The installation is now done! You can check if Triton works with this test_triton.py. Download the file here: https://github.com/mickmumpitz-ai/Assets/blob/main/sageattention/test_triton.py

Copy it into your ComfyUI_windows_portable folder and run it with this command:

.\python_embeded\python.exe .\test_triton.py

Installing SageAttention

The hard part is done! This should be a bit faster.

To install SageAttention, you have to install a wheel. Go to the releases page of woct0rdho's SageAttention repository: https://github.com/woct0rdho/SageAttention/releases

Attention: As of November 11, 2025, there is a Latest and a Pre-release release. Since woct0rdho himself labels the Pre-release as experimental, make sure to download an asset from Latest.

Here we need to pick the correct version! I have PyTorch 2.9.1 and CUDA 13, so I need to download this wheel: sageattention-2.2.0+cu130torch2.9.0.post3-cp39-abi3-win_amd64.whl

If you have PyTorch 2.9.1, but CUDA 12.8 or lower you need to pick sageattention-2.2.0+cu128torch2.9.0.post3-cp39-abi3-win_amd64.whl.

You can see cu130 represents CUDA 13 and cu128 represents CUDA 12.8.

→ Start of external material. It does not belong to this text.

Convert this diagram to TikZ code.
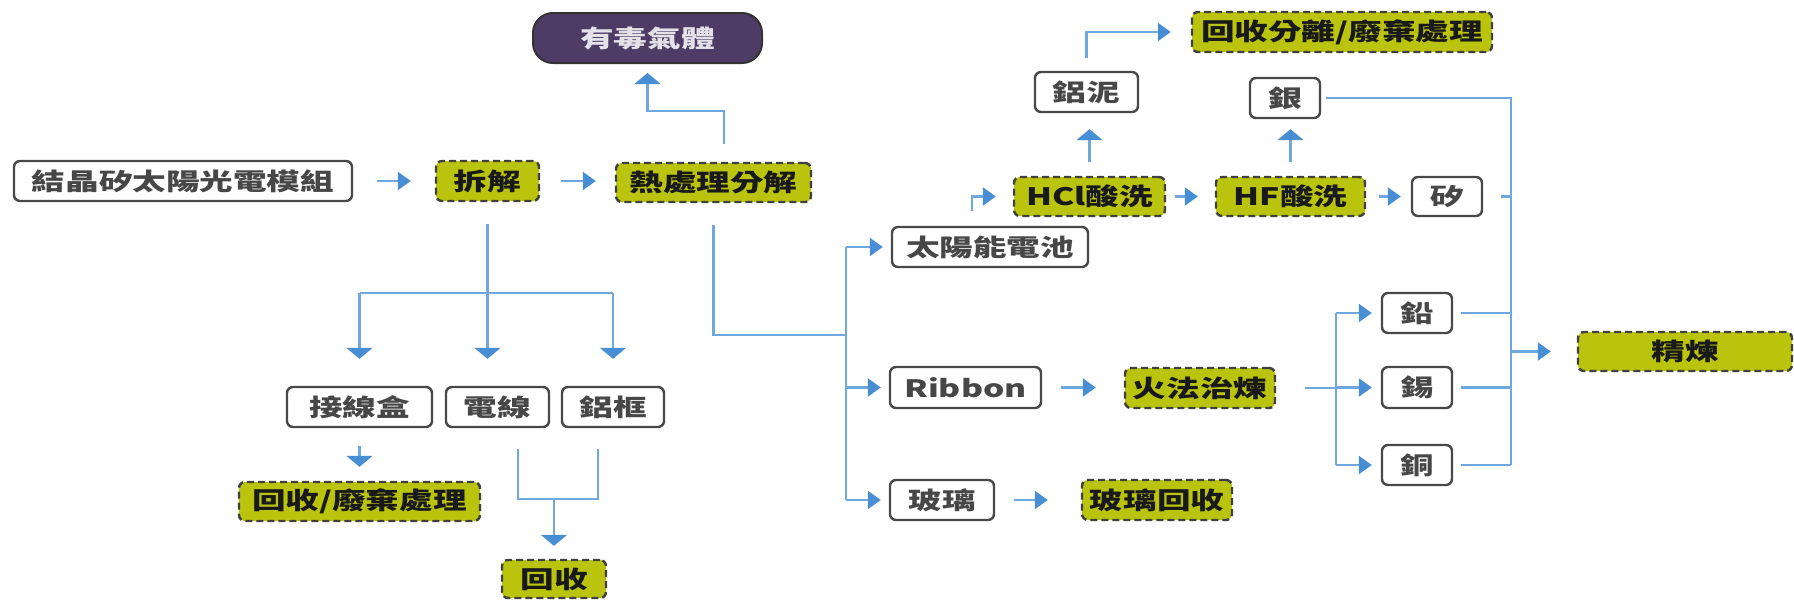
\documentclass[tikz,border=0pt]{standalone}
\usepackage{fontspec}
\usetikzlibrary{arrows.meta}
\newfontfamily\cjkfont{Noto Sans CJK TC}[FakeStretch=1.4]
\definecolor{flowblue}{RGB}{110,168,222}
\definecolor{tipblue}{RGB}{72,142,212}
\definecolor{stepfill}{RGB}{186,196,12}
\definecolor{gasfill}{RGB}{78,60,102}
\definecolor{boxline}{RGB}{72,72,72}

\begin{document}
\begin{tikzpicture}[x=1pt, y=-1pt,
	every node/.style={font=\cjkfont\bfseries\fontsize{24}{24}\selectfont, inner sep=0pt, minimum height=40pt},
	item/.style={draw=boxline, line width=2.4pt, rounded corners=6pt, fill=white, text=black!72},
	proc/.style={draw=black!75, line width=2.4pt, dash pattern=on 7pt off 4pt, rounded corners=6pt, fill=stepfill, text=black!90},
	gasbox/.style={draw=black!80, line width=2pt, rounded corners=20pt, fill=gasfill, text=white!85!gasfill, minimum height=50pt},
	link/.style={draw=flowblue, line width=2.2pt},
	hflow/.style={link, -{Triangle[length=13pt, width=18pt, color=tipblue]}},
	vflow/.style={link, -{Triangle[length=11pt, width=26pt, color=tipblue]}}]
				\fill[white, use as bounding box] (0,0) rectangle (1794,600);
				\node[item, minimum width=338pt] (module) at (183,181) {結晶矽太陽光電模組};
				\node[proc, minimum width=103pt] (disasm) at (487.5,181) {拆解};
				\node[proc, minimum width=195pt, minimum height=39pt] (heat) at (713.5,182.5) {熱處理分解};
				\node[gasbox, minimum width=229pt] (gas) at (647.5,38) {有毒氣體};
				\node[item, minimum width=145pt] (jbox) at (359.5,407) {接線盒};
				\node[item, minimum width=103pt] (cable) at (497.5,407) {電線};
				\node[item, minimum width=102pt] (frame) at (613,407) {鋁框};
				\node[proc, minimum width=241pt, minimum height=39pt] (jboxout) at (359.5,501.5) {回收/廢棄處理};
				\node[proc, minimum width=104pt, minimum height=38pt] (reuse) at (554,579) {回收};
				\node[item, minimum width=196pt] (cell) at (990,247) {太陽能電池};
				\node[item, minimum width=151pt, minimum height=41pt] (ribbon) at (965.5,387.5) {Ribbon};
				\node[item, minimum width=104pt] (glass) at (942,500) {玻璃};
				\node[proc, minimum width=150pt] (smelt) at (1200,388) {火法治煉};
				\node[proc, minimum width=150pt] (glassout) at (1157,500) {玻璃回收};
				\node[proc, minimum width=151pt, minimum height=39pt] (hcl) at (1089.5,196.5) {HCl酸洗};
				\node[proc, minimum width=149pt, minimum height=39pt] (hf) at (1290.5,196.5) {HF酸洗};
				\node[item, minimum width=70pt, minimum height=39pt] (si) at (1447,196.5) {矽};
				\node[item, minimum width=103pt] (sludge) at (1086.5,92) {鋁泥};
				\node[item, minimum width=70pt] (ag) at (1285,98) {銀};
				\node[proc, minimum width=300pt] (sludgeout) at (1342,32) {回收分離/廢棄處理};
				\node[item, minimum width=70pt] (pb) at (1417,313) {鉛};
				\node[item, minimum width=70pt, minimum height=41pt] (sn) at (1417,387.5) {錫};
				\node[item, minimum width=70pt] (cu) at (1417,465) {銅};
				\node[proc, minimum width=214pt, minimum height=39pt] (refine) at (1685,351.5) {精煉};
				\draw[hflow, shorten <=24pt, shorten >=24pt] (module.east) -- (disasm.west);
				\draw[hflow, shorten <=21pt, shorten >=19pt] (disasm.east) -- (disasm.east -| heat.west);
				\draw[vflow, shorten >=9pt] ([xshift=10.5pt, yshift=18pt]heat.north) |- ([yshift=-47pt]gas.south) -- (gas.south);
				\coordinate (fork) at (487.5,293);
				\draw[vflow, shorten >=27pt] ([yshift=-22pt]disasm.south) -- (disasm.south |- cable.north);
				\draw[link] (fork -| jbox) -- (fork -| frame);
				\foreach \n in {jbox,frame}
					\draw[vflow, shorten >=27pt] (fork -| \n) -- (\n.north);
				\draw[vflow, shorten <=18pt, shorten >=14pt] (jbox.south) -- (jboxout.north);
				\coordinate (merge) at (554,499);
				\draw[link] ([xshift=20.5pt, yshift=-21pt]cable.south) |- (merge) -| ([xshift=-15pt, yshift=-21pt]frame.south);
				\draw[vflow, shorten >=13pt] (merge) -- (reuse.north);
				\coordinate (bus) at (846,335);
				\draw[link] ([yshift=-22pt]heat.south) |- (bus);
				\draw[link] (bus |- cell) -- (bus |- glass);
				\foreach \n in {cell,ribbon,glass}
					\draw[hflow, shorten >=8pt] (bus |- \n) -- (\n.west);
				\draw[hflow, shorten >=17pt] ([xshift=-18pt, yshift=15pt]cell.north) |- (hcl.west);
				\draw[vflow, shorten <=14pt, shorten >=16pt] (hcl.north) -- (hcl.north |- sludge.south);
				\draw[hflow, shorten >=20pt] ([yshift=13pt]sludge.north) |- (sludgeout.west);
				\draw[hflow, shorten <=9pt, shorten >=17pt] (hcl.east) -- (hf.west);
				\draw[vflow, shorten <=14pt, shorten >=10pt] (hf.north) -- (hf.north |- ag.south);
				\draw[hflow, shorten <=13pt, shorten >=10pt] (hf.east) -- (si.west);
				\draw[hflow, shorten <=19pt, shorten >=28pt] (ribbon.east) -- (ribbon.east -| smelt.west);
				\draw[hflow, shorten <=19pt, shorten >=33pt] (glass.east) -- (glassout.west);
				\coordinate (split) at (1336,387.5);
				\draw[link] ([xshift=29pt]smelt.east) -- (split |- smelt);
				\draw[link] (split |- pb) -- (split |- cu);
				\foreach \n in {pb,sn,cu}
					\draw[hflow, shorten >=9pt] (split |- \n) -- (\n.west);
				\coordinate (join) at (1511,351.5);
				\draw[link] ([xshift=5pt]ag.east) -| (join |- cu);
				\foreach \n in {pb,sn,cu}
					\draw[link, shorten <=8pt] (\n.east) -- (join |- \n);
				\draw[link] ([xshift=18pt]si.east) -- (join |- si);
				\draw[hflow, shorten >=26pt] (join) -- (refine.west);
			\end{tikzpicture}
\end{document}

The CUDA 12.8 version is backwards compatible, so you don't need to worry if your specific CUDA version isn't listed.

Copy the wheel file again into your ComfyUI_windows_portable folder. Install it with this command:

.\python_embeded\python.exe -m pip install .\[YOUR-DOWNLOADED-WHEEL-FILE

So for me it looks like this:

.\python_embeded\python.exe -m pip install .\sageattention-2.2.0+cu130torch2.9.0.post3-cp39-abi3-win_amd64.whl

You can again check it with the .py file provided by woct0rdho:

https://github.com/woct0rdho/SageAttention/blob/main/tests/test_sageattn.py

Copy it to the ComfyUI_windows_portable folder and run it with this command:

.\python_embeded\python.exe .\test_sageattn.py

You should see a repsponse like this:

Now you only need to edit your "run_nvidia_gpu.bat" inside your ComfyUI_windows_portable folder with a text editor.

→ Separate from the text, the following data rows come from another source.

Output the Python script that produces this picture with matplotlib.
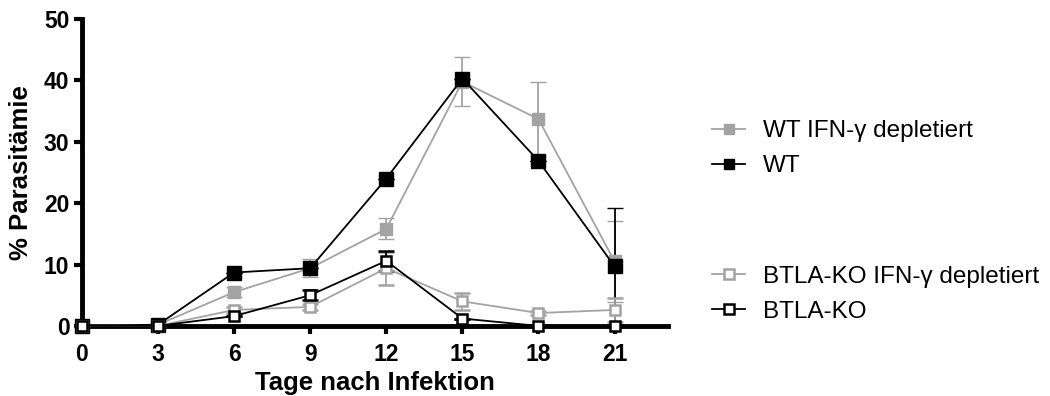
import matplotlib
matplotlib.use("Agg")
import matplotlib.pyplot as plt

plt.rcParams['font.family'] = ['Liberation Sans', 'DejaVu Sans']

# days post infection
days = [0, 3, 6, 9, 12, 15, 18, 21]

# % parasitaemia (mean, error)
wt_ifn = [0, 0.2, 5.5, 9.4, 15.8, 39.8, 33.7, 10.5]
wt_ifn_err = [0, 0, 0.8, 1.5, 1.7, 4.0, 6.0, 6.6]
wt = [0, 0.2, 8.7, 9.4, 24.0, 40.3, 26.9, 9.7]
wt_err = [0, 0, 0, 0, 0, 0, 0, 9.5]
ko_ifn = [0, 0, 2.6, 3.1, 9.4, 4.0, 2.1, 2.6]
ko_ifn_err = [0, 0, 0.5, 0.5, 2.7, 1.4, 0.4, 2.0]
ko = [0, 0, 1.6, 5.0, 10.6, 1.2, 0, 0]
ko_err = [0, 0, 0, 0.8, 1.6, 0, 0, 0]

labels_top = ['WT IFN-γ depletiert', 'WT']
labels_bottom = ['BTLA-KO IFN-γ depletiert', 'BTLA-KO']

grey = '#a3a3a3'

fig = plt.figure(figsize=(10.5, 3.96), dpi=100)
ax = fig.add_axes([0.078, 0.177, 0.558, 0.775])

# values, errors, line colour, marker face, marker size, edge width
series = [
    (wt_ifn, wt_ifn_err, grey, grey, 8.5, 1),
    (wt, wt_err, 'black', 'black', 9.5, 1),
    (ko_ifn, ko_ifn_err, grey, 'white', 7.5, 1.8),
    (ko, ko_err, 'black', 'white', 7.5, 1.8),
]
handles = []
for vals, err, col, face, ms, mew in series:
    eb = ax.errorbar(days, vals, yerr=err, color=col, ecolor=col, lw=1.3,
                     marker='s', ms=ms, mfc=face, mec=col, mew=mew,
                     elinewidth=1.3, capsize=6, capthick=1.3, zorder=3)
    # let markers sitting on the axis show in full
    eb.lines[0].set_clip_on(False)
    for c in eb.lines[1] + eb.lines[2]:
        c.set_clip_on(False)
    h, = ax.plot([], [], color=col, lw=1.3, marker='s', ms=6.5,
                 mfc=face, mec=col, mew=mew)
    handles.append(h)

ax.set_xlim(0, 23.1)
ax.set_ylim(0, 50)
ax.set_xticks(days)
ax.set_yticks([0, 10, 20, 30, 40, 50])
for s in ['top', 'right']:
    ax.spines[s].set_visible(False)
for s in ['left', 'bottom']:
    ax.spines[s].set_linewidth(3.5)
    ax.spines[s].set_zorder(2)
ax.tick_params(width=3, length=6, labelsize=16.5, pad=3)
ax.tick_params(axis='x', pad=6)
for t in ax.get_xticklabels() + ax.get_yticklabels():
    t.set_fontweight('bold')
ax.set_xlabel('Tage nach Infektion', fontsize=18.5, fontweight='bold', labelpad=4)
ax.set_ylabel('% Parasitämie', fontsize=18.5, fontweight='bold', labelpad=8)

# two separate legend blocks to the right
leg_kw = dict(loc='center left', frameon=False, fontsize=17.5,
              handlelength=1.36, handletextpad=0.74, labelspacing=0.55,
              borderaxespad=0)
fig.legend(handles[:2], labels_top, bbox_to_anchor=(0.669, 0.6245), **leg_kw)
fig.legend(handles[2:], labels_bottom, bbox_to_anchor=(0.669, 0.257), **leg_kw)

fig.savefig('out.png', dpi=100)
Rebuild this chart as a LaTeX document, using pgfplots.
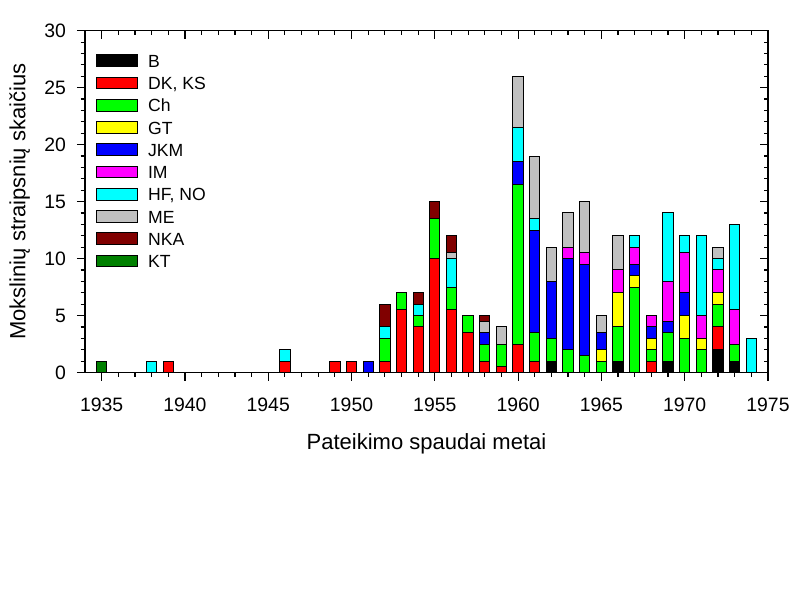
\documentclass[border=0pt]{standalone}
\usepackage{fontspec}
\setmainfont{Liberation Sans}
\usepackage{pgfplots}
\usepackage{pgfplotstable}
\pgfplotsset{compat=1.18}

\definecolor{cB}{RGB}{0,0,0}
\definecolor{cDK}{RGB}{255,0,0}
\definecolor{cCh}{RGB}{0,255,0}
\definecolor{cGT}{RGB}{255,255,0}
\definecolor{cJKM}{RGB}{0,0,255}
\definecolor{cIM}{RGB}{255,0,255}
\definecolor{cHF}{RGB}{0,255,255}
\definecolor{cME}{RGB}{192,192,192}
\definecolor{cNKA}{RGB}{128,0,0}
\definecolor{cKT}{RGB}{0,128,0}

% articles per year, stacked by author group
\pgfplotstableread{
year B  DK  Ch  GT JKM IM  HF  ME  NKA KT
1935 0 0   0   0  0   0   0   0   0   1
1938 0 0   0   0  0   0   1   0   0   0
1939 0 1   0   0  0   0   0   0   0   0
1946 0 1   0   0  0   0   1   0   0   0
1949 0 1   0   0  0   0   0   0   0   0
1950 0 1   0   0  0   0   0   0   0   0
1951 0 0   0   0  1   0   0   0   0   0
1952 0 1   2   0  0   0   1   0   2   0
1953 0 5.5 1.5 0  0   0   0   0   0   0
1954 0 4   1   0  0   0   1   0   1   0
1955 0 10  3.5 0  0   0   0   0   1.5 0
1956 0 5.5 2   0  0   0   2.5 0.5 1.5 0
1957 0 3.5 1.5 0  0   0   0   0   0   0
1958 0 1   1.5 0  1   0   0   1   0.5 0
1959 0 0.5 2   0  0   0   0   1.5 0   0
1960 0 2.5 14  0  2   0   3   4.5 0   0
1961 0 1   2.5 0  9   0   1   5.5 0   0
1962 1 0   2   0  5   0   0   3   0   0
1963 0 0   2   0  8   1   0   3   0   0
1964 0 0   1.5 0  8   1   0   4.5 0   0
1965 0 0   1   1  1.5 0   0   1.5 0   0
1966 1 0   3   3  0   2   0   3   0   0
1967 0 0   7.5 1  1   1.5 1   0   0   0
1968 0 1   1   1  1   1   0   0   0   0
1969 1 0   2.5 0  1   3.5 6   0   0   0
1970 0 0   3   2  2   3.5 1.5 0   0   0
1971 0 0   2   1  0   2   7   0   0   0
1972 2 2   2   1  0   2   1   1   0   0
1973 1 0   1.5 0  0   3   7.5 0   0   0
1974 0 0   0   0  0   0   3   0   0   0
}\pubs

\pgfplotsset{
  frame/.style={
    at={(0,0)}, anchor=south west,
    width=341.5pt, height=170.9pt, scale only axis,
    xmin=1934, xmax=1975, ymin=0, ymax=30,
    xtick={1935,1940,...,1975}, minor x tick num=4,
    ytick={0,5,...,30}, minor y tick num=4,
    major tick length=4pt, minor tick length=2.2pt,
    tick style={black, line width=0.6pt},
    axis line style={line width=0.7pt},
  },
  legbox/.style={legend image code/.code={%
    \draw[##1] (0pt,-2.1pt) rectangle (20.5pt,3.75pt);}},
}

\begin{document}
\begin{tikzpicture}
\path[use as bounding box] (-42.5pt,-108.75pt) rectangle (357.5pt,186.25pt);

\begin{axis}[
  frame,
  xtick pos=left, ytick pos=left, tick align=outside,
  ybar stacked, bar width=0.62,
  /pgf/number format/1000 sep={},
  /pgf/number format/assume math mode=true,
  tick label style={font=\fontsize{9.7}{11}\selectfont},
  xticklabel style={yshift=-5pt},
  yticklabel style={xshift=-2pt},
  xlabel={Pateikimo spaudai metai},
  ylabel={Mokslinių straipsnių skaičius},
  every axis x label/.style={at={(rel axis cs:0.5,0)}, yshift=-35.75pt, anchor=center,
    font=\fontsize{11}{13}\selectfont},
  every axis y label/.style={at={(rel axis cs:0,0.5)}, xshift=-32.65pt, rotate=90, anchor=center,
    font=\fontsize{11}{13}\selectfont},
  legend cell align=left,
  legend style={at={(rel axis cs:0,1)}, anchor=north west, xshift=5.35pt, yshift=-11.6pt,
    draw=none, fill=none, inner sep=0pt, row sep=3.13pt, column sep=5pt,
    font=\fontsize{8.8}{10}\selectfont,
    nodes={inner sep=0pt, text height=6.5pt, text depth=1.5pt}},
]
\addplot[fill=cB,   draw=black, line width=0.5pt, legbox] table[x=year, y=B]   {\pubs};
\addplot[fill=cDK,  draw=black, line width=0.5pt, legbox] table[x=year, y=DK]  {\pubs};
\addplot[fill=cCh,  draw=black, line width=0.5pt, legbox] table[x=year, y=Ch]  {\pubs};
\addplot[fill=cGT,  draw=black, line width=0.5pt, legbox] table[x=year, y=GT]  {\pubs};
\addplot[fill=cJKM, draw=black, line width=0.5pt, legbox] table[x=year, y=JKM] {\pubs};
\addplot[fill=cIM,  draw=black, line width=0.5pt, legbox] table[x=year, y=IM]  {\pubs};
\addplot[fill=cHF,  draw=black, line width=0.5pt, legbox] table[x=year, y=HF]  {\pubs};
\addplot[fill=cME,  draw=black, line width=0.5pt, legbox] table[x=year, y=ME]  {\pubs};
\addplot[fill=cNKA, draw=black, line width=0.5pt, legbox] table[x=year, y=NKA] {\pubs};
\addplot[fill=cKT,  draw=black, line width=0.5pt, legbox] table[x=year, y=KT]  {\pubs};
\legend{B, {DK, KS}, Ch, GT, JKM, IM, {HF, NO}, ME, NKA, KT}
\end{axis}

% inward ticks on the top and right edges
\begin{axis}[
  frame,
  xtick pos=right, ytick pos=right, tick align=inside,
  xticklabels={}, yticklabels={},
]
\end{axis}
\end{tikzpicture}
\end{document}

Add this to the first line: --use-sage-attention

Save it and run the run_nvidia_gpu.bat. You should now see the line "Using sage attention."

SageAttention should work now!

Using Sage Attention in Kijai workflows

In the model loader, Kijai uses SageAttention by default! If it is set to sdpa, change it to sageattn.

Resolution Settings

In the Resize Image Node, Kijai uses the divisible_by attribute with a value of 32. If you disable this, SageAttention won't work in some cases.

WanVideo Torch Compile Settings

We don't have enough experience with the "WanVideo Torch Compile Settings" node yet. If you're curious about it, check back on this article — we'll update it once we're confident in our findings.

However, we can already confirm that disconnecting the node reduces VRAM and memory usage, but it also slows down generation time.

Here is a test generating an 81-frame video:

WanVideo Torch Compile Settings	Max VRAM	Max RAM	Generation time
Connected	26.2 GB	60 GB	144.93 seconds
Disconnected	24,9 GB	56 GB	161.18 seconds
sdpa (disabled SageAttention)	24.9 GB	57 GB	432.83 seconds

This means you should disconnect the node if you get an OutOfMemoryError!